**Task prompt:** In this exercise, the entries below include pictures. Repeat exactly the lines from the line with "Write a web" to the line with "const yA = d3.scaleLinear().domain([0,100]).range([412,14]);", including both, but without the pictures.
=-=-=-=-=
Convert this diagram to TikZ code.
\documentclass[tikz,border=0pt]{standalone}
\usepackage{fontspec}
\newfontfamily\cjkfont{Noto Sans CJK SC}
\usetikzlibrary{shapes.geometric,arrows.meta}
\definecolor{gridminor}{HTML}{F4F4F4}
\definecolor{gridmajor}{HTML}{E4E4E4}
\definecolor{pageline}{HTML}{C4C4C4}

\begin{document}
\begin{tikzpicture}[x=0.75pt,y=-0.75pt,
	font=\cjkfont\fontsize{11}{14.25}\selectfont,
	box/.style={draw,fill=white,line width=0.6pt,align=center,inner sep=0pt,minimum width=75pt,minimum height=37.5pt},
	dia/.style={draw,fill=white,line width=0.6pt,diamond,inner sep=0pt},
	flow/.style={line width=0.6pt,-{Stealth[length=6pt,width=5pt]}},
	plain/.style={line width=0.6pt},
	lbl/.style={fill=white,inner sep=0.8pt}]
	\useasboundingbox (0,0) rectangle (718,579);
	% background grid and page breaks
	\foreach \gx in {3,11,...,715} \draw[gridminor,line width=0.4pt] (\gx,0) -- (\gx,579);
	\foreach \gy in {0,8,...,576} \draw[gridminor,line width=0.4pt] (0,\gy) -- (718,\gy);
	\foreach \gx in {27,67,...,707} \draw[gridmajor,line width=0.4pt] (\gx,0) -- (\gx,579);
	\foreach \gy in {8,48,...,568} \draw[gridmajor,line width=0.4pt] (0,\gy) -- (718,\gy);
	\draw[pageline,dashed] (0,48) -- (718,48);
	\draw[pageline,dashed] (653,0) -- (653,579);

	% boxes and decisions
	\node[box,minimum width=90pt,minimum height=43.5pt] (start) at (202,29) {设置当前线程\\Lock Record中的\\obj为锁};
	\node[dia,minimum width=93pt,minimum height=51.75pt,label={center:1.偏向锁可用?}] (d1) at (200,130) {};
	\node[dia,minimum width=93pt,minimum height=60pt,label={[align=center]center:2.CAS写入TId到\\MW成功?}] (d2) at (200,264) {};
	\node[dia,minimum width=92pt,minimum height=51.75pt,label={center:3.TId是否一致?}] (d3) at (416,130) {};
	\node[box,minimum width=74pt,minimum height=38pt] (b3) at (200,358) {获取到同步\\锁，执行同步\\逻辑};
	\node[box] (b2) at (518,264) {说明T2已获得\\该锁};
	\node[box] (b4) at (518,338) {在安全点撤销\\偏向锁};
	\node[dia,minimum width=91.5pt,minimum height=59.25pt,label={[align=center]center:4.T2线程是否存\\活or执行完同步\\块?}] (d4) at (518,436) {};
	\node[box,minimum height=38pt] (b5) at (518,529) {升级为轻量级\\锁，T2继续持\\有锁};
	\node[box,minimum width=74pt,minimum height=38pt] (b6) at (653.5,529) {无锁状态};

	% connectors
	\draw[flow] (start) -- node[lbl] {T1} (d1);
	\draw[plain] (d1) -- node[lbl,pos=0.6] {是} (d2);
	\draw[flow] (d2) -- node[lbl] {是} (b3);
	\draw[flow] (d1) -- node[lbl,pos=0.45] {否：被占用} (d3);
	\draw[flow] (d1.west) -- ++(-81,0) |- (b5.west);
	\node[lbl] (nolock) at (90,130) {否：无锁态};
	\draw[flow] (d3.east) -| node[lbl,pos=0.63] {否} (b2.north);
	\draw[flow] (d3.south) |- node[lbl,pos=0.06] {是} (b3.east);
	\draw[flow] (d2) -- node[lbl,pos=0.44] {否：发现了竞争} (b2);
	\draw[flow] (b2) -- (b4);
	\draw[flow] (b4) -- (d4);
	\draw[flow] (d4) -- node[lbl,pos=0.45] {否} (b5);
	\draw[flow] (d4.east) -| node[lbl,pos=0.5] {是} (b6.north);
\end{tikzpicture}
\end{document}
=-=-=-=-=
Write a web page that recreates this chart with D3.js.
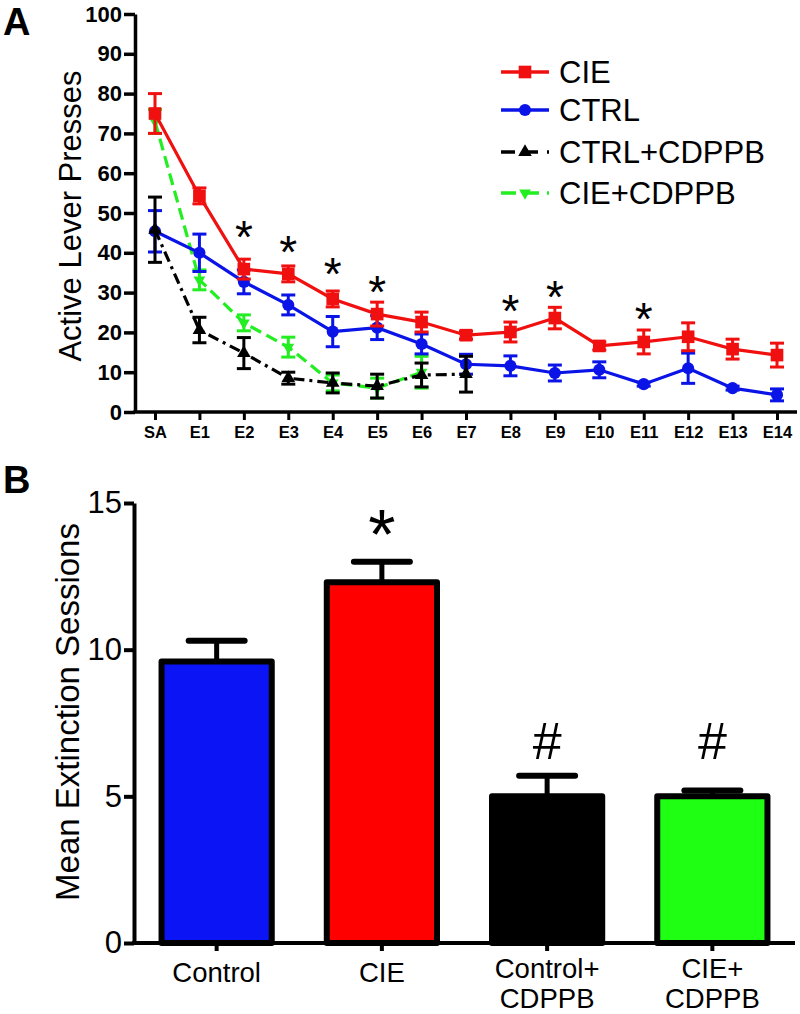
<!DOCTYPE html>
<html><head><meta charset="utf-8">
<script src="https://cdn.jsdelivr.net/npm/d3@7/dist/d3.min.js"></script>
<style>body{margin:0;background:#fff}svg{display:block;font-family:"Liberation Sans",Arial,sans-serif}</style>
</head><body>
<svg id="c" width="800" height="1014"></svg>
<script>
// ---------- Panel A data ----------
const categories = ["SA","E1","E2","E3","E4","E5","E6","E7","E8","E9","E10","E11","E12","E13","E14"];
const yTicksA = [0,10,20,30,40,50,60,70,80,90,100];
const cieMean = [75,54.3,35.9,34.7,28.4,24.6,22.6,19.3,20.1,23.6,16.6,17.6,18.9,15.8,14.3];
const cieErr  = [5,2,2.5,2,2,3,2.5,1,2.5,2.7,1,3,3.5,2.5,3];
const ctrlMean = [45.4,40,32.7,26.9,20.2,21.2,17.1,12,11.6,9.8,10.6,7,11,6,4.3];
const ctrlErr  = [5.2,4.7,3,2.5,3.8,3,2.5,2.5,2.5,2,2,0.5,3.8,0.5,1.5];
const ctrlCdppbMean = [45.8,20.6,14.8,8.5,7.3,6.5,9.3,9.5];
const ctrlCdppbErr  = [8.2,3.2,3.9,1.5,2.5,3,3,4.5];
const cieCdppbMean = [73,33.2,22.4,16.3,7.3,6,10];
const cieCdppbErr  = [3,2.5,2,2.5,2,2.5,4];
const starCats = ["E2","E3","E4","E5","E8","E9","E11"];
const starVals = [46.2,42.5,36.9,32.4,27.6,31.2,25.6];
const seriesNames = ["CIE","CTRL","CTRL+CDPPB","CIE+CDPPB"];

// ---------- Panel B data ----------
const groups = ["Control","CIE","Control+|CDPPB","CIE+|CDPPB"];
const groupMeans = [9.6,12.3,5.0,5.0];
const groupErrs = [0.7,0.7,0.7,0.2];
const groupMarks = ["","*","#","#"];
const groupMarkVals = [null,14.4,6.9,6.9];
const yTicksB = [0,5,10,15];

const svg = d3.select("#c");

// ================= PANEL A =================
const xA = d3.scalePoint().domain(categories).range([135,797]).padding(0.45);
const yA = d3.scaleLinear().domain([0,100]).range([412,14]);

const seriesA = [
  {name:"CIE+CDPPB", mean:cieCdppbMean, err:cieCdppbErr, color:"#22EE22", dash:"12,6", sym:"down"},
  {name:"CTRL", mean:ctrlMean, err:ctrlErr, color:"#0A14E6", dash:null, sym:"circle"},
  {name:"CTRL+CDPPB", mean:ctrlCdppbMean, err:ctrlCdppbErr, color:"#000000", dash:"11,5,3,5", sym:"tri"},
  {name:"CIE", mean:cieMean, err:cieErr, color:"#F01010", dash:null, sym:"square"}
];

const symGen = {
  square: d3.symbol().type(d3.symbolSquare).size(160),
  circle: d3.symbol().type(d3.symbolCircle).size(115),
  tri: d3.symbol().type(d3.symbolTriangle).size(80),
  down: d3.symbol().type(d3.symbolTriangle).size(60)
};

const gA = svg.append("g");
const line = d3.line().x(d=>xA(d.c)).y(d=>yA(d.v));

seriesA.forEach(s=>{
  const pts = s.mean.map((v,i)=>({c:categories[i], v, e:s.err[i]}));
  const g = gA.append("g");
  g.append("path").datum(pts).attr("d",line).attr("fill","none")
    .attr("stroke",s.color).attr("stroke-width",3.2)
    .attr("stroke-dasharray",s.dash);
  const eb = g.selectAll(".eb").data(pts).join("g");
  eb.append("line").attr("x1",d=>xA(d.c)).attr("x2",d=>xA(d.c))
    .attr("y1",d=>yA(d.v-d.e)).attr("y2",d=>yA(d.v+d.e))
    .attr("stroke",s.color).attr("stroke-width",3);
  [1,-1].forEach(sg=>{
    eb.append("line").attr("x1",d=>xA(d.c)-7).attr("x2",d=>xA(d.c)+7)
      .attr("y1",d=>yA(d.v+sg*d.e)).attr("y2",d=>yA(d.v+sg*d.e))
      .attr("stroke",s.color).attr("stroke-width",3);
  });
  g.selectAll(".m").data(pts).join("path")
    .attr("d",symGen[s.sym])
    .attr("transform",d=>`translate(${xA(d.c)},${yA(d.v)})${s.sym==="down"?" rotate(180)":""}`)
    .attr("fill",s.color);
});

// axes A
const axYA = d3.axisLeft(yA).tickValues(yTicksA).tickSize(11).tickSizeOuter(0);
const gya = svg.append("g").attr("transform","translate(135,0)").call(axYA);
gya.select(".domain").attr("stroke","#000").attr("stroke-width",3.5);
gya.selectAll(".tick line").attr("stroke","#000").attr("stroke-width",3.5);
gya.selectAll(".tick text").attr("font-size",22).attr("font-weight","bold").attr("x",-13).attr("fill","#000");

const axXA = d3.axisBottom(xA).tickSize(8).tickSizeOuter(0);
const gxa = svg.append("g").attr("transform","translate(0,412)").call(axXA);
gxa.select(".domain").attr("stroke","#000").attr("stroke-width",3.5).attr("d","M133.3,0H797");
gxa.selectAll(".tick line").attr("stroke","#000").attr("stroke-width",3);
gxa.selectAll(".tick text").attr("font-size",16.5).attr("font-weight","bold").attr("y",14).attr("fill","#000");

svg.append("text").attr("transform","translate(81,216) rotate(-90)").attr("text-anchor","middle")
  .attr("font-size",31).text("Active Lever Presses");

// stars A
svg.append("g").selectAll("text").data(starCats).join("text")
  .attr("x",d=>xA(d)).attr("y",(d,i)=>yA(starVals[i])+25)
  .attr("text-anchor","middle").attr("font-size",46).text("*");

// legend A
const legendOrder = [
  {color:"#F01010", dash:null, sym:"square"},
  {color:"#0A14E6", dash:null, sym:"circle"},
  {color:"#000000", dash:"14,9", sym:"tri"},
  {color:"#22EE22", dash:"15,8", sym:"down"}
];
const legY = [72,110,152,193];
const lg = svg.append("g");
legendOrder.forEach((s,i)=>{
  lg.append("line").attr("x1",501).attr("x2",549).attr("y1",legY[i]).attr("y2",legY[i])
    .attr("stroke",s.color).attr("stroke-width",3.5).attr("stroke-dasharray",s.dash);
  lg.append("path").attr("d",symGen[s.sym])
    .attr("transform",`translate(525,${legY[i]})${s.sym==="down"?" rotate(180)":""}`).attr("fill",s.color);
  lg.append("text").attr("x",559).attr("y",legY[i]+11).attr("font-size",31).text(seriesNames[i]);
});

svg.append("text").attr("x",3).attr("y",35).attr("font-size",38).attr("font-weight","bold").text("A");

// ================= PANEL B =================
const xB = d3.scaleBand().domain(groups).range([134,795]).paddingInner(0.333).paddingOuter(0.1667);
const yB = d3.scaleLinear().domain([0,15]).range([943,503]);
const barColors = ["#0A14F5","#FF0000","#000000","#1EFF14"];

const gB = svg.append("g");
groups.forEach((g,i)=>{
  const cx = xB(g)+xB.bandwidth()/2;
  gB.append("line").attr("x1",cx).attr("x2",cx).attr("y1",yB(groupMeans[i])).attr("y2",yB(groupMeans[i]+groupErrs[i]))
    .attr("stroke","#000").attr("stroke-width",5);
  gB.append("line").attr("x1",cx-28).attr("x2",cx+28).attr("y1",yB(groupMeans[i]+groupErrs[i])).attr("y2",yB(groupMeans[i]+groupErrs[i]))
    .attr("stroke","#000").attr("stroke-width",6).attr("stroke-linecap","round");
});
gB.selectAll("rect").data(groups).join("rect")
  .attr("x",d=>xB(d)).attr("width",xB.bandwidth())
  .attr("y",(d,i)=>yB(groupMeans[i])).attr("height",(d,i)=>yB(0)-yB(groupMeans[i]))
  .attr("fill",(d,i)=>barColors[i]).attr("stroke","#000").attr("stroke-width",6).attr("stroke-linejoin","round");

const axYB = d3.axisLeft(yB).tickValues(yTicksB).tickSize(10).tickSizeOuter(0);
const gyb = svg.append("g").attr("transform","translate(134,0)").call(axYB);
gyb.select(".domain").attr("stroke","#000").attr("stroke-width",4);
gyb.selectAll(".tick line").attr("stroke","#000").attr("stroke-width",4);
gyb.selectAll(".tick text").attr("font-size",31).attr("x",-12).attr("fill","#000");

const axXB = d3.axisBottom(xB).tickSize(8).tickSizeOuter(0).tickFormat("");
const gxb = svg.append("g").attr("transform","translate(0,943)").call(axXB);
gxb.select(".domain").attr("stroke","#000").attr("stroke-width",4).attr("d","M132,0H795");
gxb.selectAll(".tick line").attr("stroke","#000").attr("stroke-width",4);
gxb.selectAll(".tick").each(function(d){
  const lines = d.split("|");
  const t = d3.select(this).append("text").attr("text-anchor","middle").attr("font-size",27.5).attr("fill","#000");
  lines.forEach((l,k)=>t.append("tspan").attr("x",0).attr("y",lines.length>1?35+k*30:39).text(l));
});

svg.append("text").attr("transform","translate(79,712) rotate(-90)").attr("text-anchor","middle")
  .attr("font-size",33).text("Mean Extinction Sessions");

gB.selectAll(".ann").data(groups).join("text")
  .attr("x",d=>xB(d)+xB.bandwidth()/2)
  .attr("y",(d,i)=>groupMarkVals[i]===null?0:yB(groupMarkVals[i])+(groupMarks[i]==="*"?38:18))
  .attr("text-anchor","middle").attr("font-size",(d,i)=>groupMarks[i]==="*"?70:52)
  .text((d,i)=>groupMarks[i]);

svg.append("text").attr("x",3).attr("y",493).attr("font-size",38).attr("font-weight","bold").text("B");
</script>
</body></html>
=-=-=-=-=
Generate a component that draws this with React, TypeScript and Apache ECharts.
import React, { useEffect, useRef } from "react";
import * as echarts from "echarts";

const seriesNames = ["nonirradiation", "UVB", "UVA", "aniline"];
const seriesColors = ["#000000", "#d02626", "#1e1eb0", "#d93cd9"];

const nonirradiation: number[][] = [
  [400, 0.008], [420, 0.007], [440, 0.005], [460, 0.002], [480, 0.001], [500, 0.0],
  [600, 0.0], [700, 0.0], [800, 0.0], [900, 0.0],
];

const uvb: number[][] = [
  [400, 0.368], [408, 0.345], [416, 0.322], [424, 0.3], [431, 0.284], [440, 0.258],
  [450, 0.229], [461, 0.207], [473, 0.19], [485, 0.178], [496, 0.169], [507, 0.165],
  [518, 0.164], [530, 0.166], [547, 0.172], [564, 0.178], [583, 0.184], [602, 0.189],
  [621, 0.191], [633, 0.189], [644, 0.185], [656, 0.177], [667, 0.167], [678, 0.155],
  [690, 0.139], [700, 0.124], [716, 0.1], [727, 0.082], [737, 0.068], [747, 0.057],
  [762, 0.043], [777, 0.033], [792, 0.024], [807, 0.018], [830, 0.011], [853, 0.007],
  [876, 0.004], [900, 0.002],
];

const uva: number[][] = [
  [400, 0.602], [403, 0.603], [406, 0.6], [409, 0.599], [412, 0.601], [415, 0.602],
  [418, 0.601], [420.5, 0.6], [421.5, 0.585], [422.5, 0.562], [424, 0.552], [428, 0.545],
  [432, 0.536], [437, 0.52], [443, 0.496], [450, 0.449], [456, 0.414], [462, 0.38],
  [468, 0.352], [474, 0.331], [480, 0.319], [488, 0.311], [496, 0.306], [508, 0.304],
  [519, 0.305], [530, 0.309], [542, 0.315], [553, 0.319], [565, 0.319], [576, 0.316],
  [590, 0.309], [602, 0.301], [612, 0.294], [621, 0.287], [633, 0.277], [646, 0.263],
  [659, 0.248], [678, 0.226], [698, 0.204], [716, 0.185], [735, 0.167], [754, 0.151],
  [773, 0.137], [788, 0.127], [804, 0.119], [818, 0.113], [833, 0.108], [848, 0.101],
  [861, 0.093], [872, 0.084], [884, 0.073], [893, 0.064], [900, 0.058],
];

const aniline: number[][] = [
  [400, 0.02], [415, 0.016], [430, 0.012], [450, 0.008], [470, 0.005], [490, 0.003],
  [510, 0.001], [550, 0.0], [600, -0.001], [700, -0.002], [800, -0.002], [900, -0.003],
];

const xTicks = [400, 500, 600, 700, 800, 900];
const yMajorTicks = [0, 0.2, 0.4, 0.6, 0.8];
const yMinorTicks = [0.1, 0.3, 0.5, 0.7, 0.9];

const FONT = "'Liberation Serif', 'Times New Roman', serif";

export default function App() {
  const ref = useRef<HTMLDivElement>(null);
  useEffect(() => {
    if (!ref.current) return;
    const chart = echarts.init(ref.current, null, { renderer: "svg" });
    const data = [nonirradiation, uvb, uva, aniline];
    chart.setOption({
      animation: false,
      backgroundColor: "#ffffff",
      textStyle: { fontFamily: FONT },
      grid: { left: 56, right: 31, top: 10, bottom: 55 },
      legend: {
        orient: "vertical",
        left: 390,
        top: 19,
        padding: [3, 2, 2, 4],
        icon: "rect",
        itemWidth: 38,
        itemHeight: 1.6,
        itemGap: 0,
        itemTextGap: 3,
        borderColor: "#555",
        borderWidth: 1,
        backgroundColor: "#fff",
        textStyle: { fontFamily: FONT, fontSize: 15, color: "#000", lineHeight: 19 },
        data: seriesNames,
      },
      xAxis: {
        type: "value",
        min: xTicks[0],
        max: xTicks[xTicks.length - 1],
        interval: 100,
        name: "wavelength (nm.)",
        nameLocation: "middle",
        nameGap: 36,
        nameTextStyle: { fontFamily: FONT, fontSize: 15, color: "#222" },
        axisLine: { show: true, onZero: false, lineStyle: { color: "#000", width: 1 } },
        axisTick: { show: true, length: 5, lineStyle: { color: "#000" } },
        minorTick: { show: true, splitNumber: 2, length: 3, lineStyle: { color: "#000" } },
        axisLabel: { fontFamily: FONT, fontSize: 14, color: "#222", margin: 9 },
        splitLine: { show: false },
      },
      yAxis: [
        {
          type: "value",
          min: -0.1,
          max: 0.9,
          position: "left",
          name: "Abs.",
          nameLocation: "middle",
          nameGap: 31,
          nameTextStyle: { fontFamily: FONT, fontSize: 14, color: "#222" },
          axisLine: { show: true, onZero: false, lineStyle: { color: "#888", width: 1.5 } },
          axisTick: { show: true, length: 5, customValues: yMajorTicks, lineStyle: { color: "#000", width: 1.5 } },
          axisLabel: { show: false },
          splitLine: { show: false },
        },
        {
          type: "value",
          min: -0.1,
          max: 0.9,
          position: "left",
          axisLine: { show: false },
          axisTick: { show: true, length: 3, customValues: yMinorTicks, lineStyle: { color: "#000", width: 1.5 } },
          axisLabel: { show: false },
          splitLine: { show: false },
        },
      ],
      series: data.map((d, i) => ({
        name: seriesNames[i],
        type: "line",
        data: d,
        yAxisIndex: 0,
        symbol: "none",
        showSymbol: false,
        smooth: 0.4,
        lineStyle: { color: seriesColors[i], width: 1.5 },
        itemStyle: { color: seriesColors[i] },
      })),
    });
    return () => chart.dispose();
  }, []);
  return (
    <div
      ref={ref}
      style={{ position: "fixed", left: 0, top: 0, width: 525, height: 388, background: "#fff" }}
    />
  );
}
=-=-=-=-=
**Problem solution:**
Write a web page that recreates this chart with D3.js.
<!DOCTYPE html>
<html><head><meta charset="utf-8">
<script src="https://cdn.jsdelivr.net/npm/d3@7/dist/d3.min.js"></script>
<style>body{margin:0;background:#fff}svg{display:block;font-family:"Liberation Sans",Arial,sans-serif}</style>
</head><body>
<svg id="c" width="800" height="1014"></svg>
<script>
// ---------- Panel A data ----------
const categories = ["SA","E1","E2","E3","E4","E5","E6","E7","E8","E9","E10","E11","E12","E13","E14"];
const yTicksA = [0,10,20,30,40,50,60,70,80,90,100];
const cieMean = [75,54.3,35.9,34.7,28.4,24.6,22.6,19.3,20.1,23.6,16.6,17.6,18.9,15.8,14.3];
const cieErr  = [5,2,2.5,2,2,3,2.5,1,2.5,2.7,1,3,3.5,2.5,3];
const ctrlMean = [45.4,40,32.7,26.9,20.2,21.2,17.1,12,11.6,9.8,10.6,7,11,6,4.3];
const ctrlErr  = [5.2,4.7,3,2.5,3.8,3,2.5,2.5,2.5,2,2,0.5,3.8,0.5,1.5];
const ctrlCdppbMean = [45.8,20.6,14.8,8.5,7.3,6.5,9.3,9.5];
const ctrlCdppbErr  = [8.2,3.2,3.9,1.5,2.5,3,3,4.5];
const cieCdppbMean = [73,33.2,22.4,16.3,7.3,6,10];
const cieCdppbErr  = [3,2.5,2,2.5,2,2.5,4];
const starCats = ["E2","E3","E4","E5","E8","E9","E11"];
const starVals = [46.2,42.5,36.9,32.4,27.6,31.2,25.6];
const seriesNames = ["CIE","CTRL","CTRL+CDPPB","CIE+CDPPB"];

// ---------- Panel B data ----------
const groups = ["Control","CIE","Control+|CDPPB","CIE+|CDPPB"];
const groupMeans = [9.6,12.3,5.0,5.0];
const groupErrs = [0.7,0.7,0.7,0.2];
const groupMarks = ["","*","#","#"];
const groupMarkVals = [null,14.4,6.9,6.9];
const yTicksB = [0,5,10,15];

const svg = d3.select("#c");

// ================= PANEL A =================
const xA = d3.scalePoint().domain(categories).range([135,797]).padding(0.45);
const yA = d3.scaleLinear().domain([0,100]).range([412,14]);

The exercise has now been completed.